* **PROBLEM DETAILS**:
In the lines below, output everything from the first line through the line containing "(0,0) rectangle (656bp,-1025bp);" exactly as it is. Pictures are not part of the output.

* **DATA SHOWN**:
START
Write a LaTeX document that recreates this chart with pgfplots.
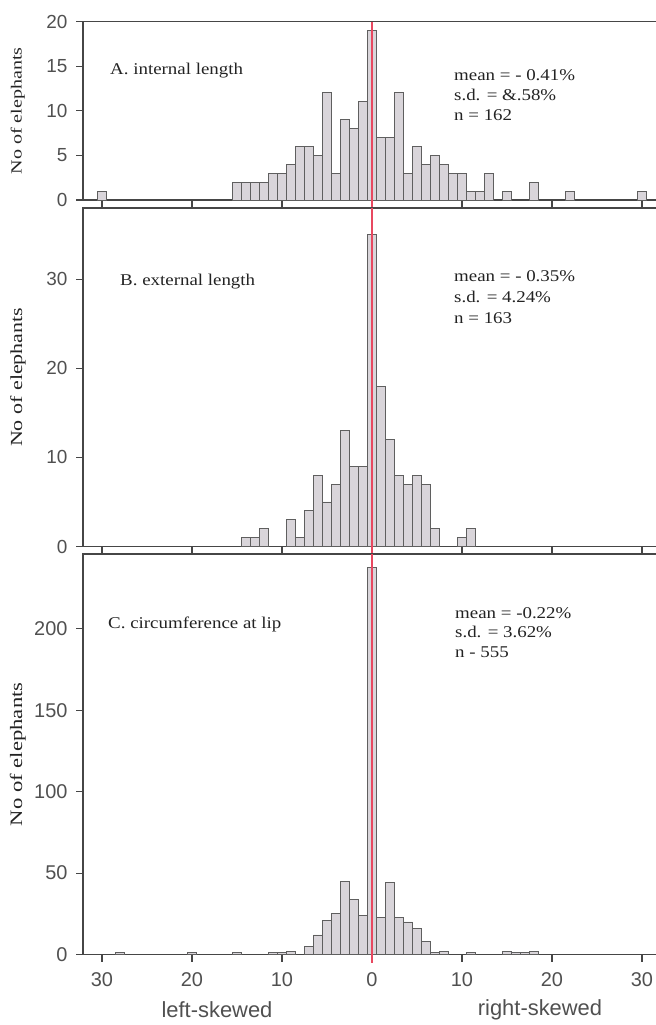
\documentclass[border=0pt]{standalone}
\usepackage{pgfplots}
\pgfplotsset{compat=1.18}
\usepackage{fontspec}
\setmainfont[FakeStretch=1.15]{Liberation Serif}
\newfontfamily\ylabfont[FakeStretch=1.3]{Liberation Serif}
\newfontfamily\sansf{Liberation Sans}
\definecolor{barfill}{RGB}{217,213,218}
\definecolor{baredge}{RGB}{95,95,95}
\definecolor{axcol}{RGB}{70,70,70}
\definecolor{redl}{RGB}{232,72,96}
\definecolor{txt}{RGB}{35,35,35}
\definecolor{ticktxt}{RGB}{80,80,80}

\pgfplotstableread{
x y
-30 1
-15 2
-14 2
-13 2
-12 2
-11 3
-10 3
-9 4
-8 6
-7 6
-6 5
-5 12
-4 3
-3 9
-2 8
-1 11
0 19
1 7
2 7
3 12
4 3
5 6
6 4
7 5
8 4
9 3
10 3
11 1
12 1
13 3
15 1
18 2
22 1
30 1
}\dataA

\pgfplotstableread{
x y
-14 1
-13 1
-12 2
-9 3
-8 1
-7 4
-6 8
-5 5
-4 7
-3 13
-2 9
-1 9
0 35
1 18
2 12
3 8
4 7
5 8
6 7
7 2
10 1
11 2
}\dataB

\pgfplotstableread{
x y
-28 1
-20 1
-15 1
-11 1
-10 1
-9 2
-7 5
-6 12
-5 21
-4 25
-3 45
-2 34
-1 24
0 238
1 23
2 44
3 23
4 20
5 16
6 8
7 1
8 2
11 1
15 2
16 1
17 1
18 2
}\dataC

\tikzset{redline/.style={redl, line width=2.5bp}}
\pgfplotsset{
  panel/.style={
    scale only axis, width=576bp, xmin=-32.1, xmax=31.9, ymin=0,
    anchor=south west, clip=false,
    axis line style={axcol, line width=1.3bp},
    tick style={axcol, line width=1.2bp},
    tick align=outside, major tick length=7bp,
    xtick pos=left, ytick pos=left,
    xtick={-30,-20,...,30},
    xticklabels={30,20,10,0,10,20,30},
    ticklabel style={font=\sansf\fontsize{19}{19}\selectfont, text=ticktxt},
    yticklabel style={xshift=-5bp},
    xticklabel style={yshift=-8bp},
    /pgf/number format/assume math mode=true,
    ylabel={No of elephants},
    ylabel style={at={(axis description cs:-0.113,0.5)}, anchor=center, text=txt},
  },
  bars/.style={ybar, bar width=1, fill=barfill, draw=baredge, line width=0.9bp},
}

\begin{document}
\begin{tikzpicture}
\useasboundingbox (0,0) rectangle (656bp,-1025bp);

% Panel A
\begin{axis}[panel, at={(83bp,-200bp)}, height=178.5bp, ymax=20,
  ytick={0,5,...,20}, xticklabels={},
  ylabel style={font=\ylabfont\fontsize{15.5}{15.5}\selectfont}]
\addplot[bars] table[x=x,y=y] {\dataA};
\draw[redline] ([yshift=-8bp]axis cs:0,0) -- (axis cs:0,20);
\end{axis}

% Panel B
\begin{axis}[panel, at={(83bp,-546.5bp)}, height=338.5bp, ymax=38,
  ytick={0,10,20,30}, xticklabels={},
  ylabel style={font=\ylabfont\fontsize{17}{17}\selectfont}]
\addplot[bars] table[x=x,y=y] {\dataB};
\draw[redline] ([yshift=-8bp]axis cs:0,0) -- (axis cs:0,38);
\end{axis}

% Panel C
\begin{axis}[panel, at={(83bp,-954.5bp)}, height=400.5bp, ymax=246,
  ytick={0,50,...,200},
  ticklabel style={font=\sansf\fontsize{20}{20}\selectfont},
  ylabel style={font=\ylabfont\fontsize{17.5}{17.5}\selectfont}]
\addplot[bars] table[x=x,y=y] {\dataC};
\draw[redline] ([yshift=-8bp]axis cs:0,0) -- (axis cs:0,246);
\end{axis}

% Annotations
\begin{scope}[every node/.style={anchor=base west, inner sep=0pt, text=txt, font=\fontsize{16.5}{16.5}\selectfont}]
\node at (110bp,-74bp) {A. internal length};
\node at (454bp,-80bp) {mean = - 0.41\%};
\node at (454bp,-100bp) {s.d. = \&.58\%};
\node at (454bp,-120.5bp) {n = 162};

\node at (120bp,-285.5bp) {B. external length};
\node at (454bp,-281.5bp) {mean = - 0.35\%};
\node at (454bp,-302bp) {s.d. = 4.24\%};
\node at (454bp,-323bp) {n = 163};

\node at (108bp,-628bp) {C. circumference at lip};
\node at (455bp,-618bp) {mean = -0.22\%};
\node at (455bp,-637.5bp) {s.d. = 3.62\%};
\node at (455bp,-657bp) {n - 555};
\end{scope}

\node[font=\sansf\fontsize{22}{22}\selectfont, text=ticktxt, anchor=center] at (217bp,-1010bp) {left-skewed};
\node[font=\sansf\fontsize{22}{22}\selectfont, text=ticktxt, anchor=center] at (540bp,-1010bp) {right-skewed};
\end{tikzpicture}
\end{document}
END
* **ANSWER TO THIS TASK**:
Write a LaTeX document that recreates this chart with pgfplots.
\documentclass[border=0pt]{standalone}
\usepackage{pgfplots}
\pgfplotsset{compat=1.18}
\usepackage{fontspec}
\setmainfont[FakeStretch=1.15]{Liberation Serif}
\newfontfamily\ylabfont[FakeStretch=1.3]{Liberation Serif}
\newfontfamily\sansf{Liberation Sans}
\definecolor{barfill}{RGB}{217,213,218}
\definecolor{baredge}{RGB}{95,95,95}
\definecolor{axcol}{RGB}{70,70,70}
\definecolor{redl}{RGB}{232,72,96}
\definecolor{txt}{RGB}{35,35,35}
\definecolor{ticktxt}{RGB}{80,80,80}

\pgfplotstableread{
x y
-30 1
-15 2
-14 2
-13 2
-12 2
-11 3
-10 3
-9 4
-8 6
-7 6
-6 5
-5 12
-4 3
-3 9
-2 8
-1 11
0 19
1 7
2 7
3 12
4 3
5 6
6 4
7 5
8 4
9 3
10 3
11 1
12 1
13 3
15 1
18 2
22 1
30 1
}\dataA

\pgfplotstableread{
x y
-14 1
-13 1
-12 2
-9 3
-8 1
-7 4
-6 8
-5 5
-4 7
-3 13
-2 9
-1 9
0 35
1 18
2 12
3 8
4 7
5 8
6 7
7 2
10 1
11 2
}\dataB

\pgfplotstableread{
x y
-28 1
-20 1
-15 1
-11 1
-10 1
-9 2
-7 5
-6 12
-5 21
-4 25
-3 45
-2 34
-1 24
0 238
1 23
2 44
3 23
4 20
5 16
6 8
7 1
8 2
11 1
15 2
16 1
17 1
18 2
}\dataC

\tikzset{redline/.style={redl, line width=2.5bp}}
\pgfplotsset{
  panel/.style={
    scale only axis, width=576bp, xmin=-32.1, xmax=31.9, ymin=0,
    anchor=south west, clip=false,
    axis line style={axcol, line width=1.3bp},
    tick style={axcol, line width=1.2bp},
    tick align=outside, major tick length=7bp,
    xtick pos=left, ytick pos=left,
    xtick={-30,-20,...,30},
    xticklabels={30,20,10,0,10,20,30},
    ticklabel style={font=\sansf\fontsize{19}{19}\selectfont, text=ticktxt},
    yticklabel style={xshift=-5bp},
    xticklabel style={yshift=-8bp},
    /pgf/number format/assume math mode=true,
    ylabel={No of elephants},
    ylabel style={at={(axis description cs:-0.113,0.5)}, anchor=center, text=txt},
  },
  bars/.style={ybar, bar width=1, fill=barfill, draw=baredge, line width=0.9bp},
}

\begin{document}
\begin{tikzpicture}
\useasboundingbox (0,0) rectangle (656bp,-1025bp);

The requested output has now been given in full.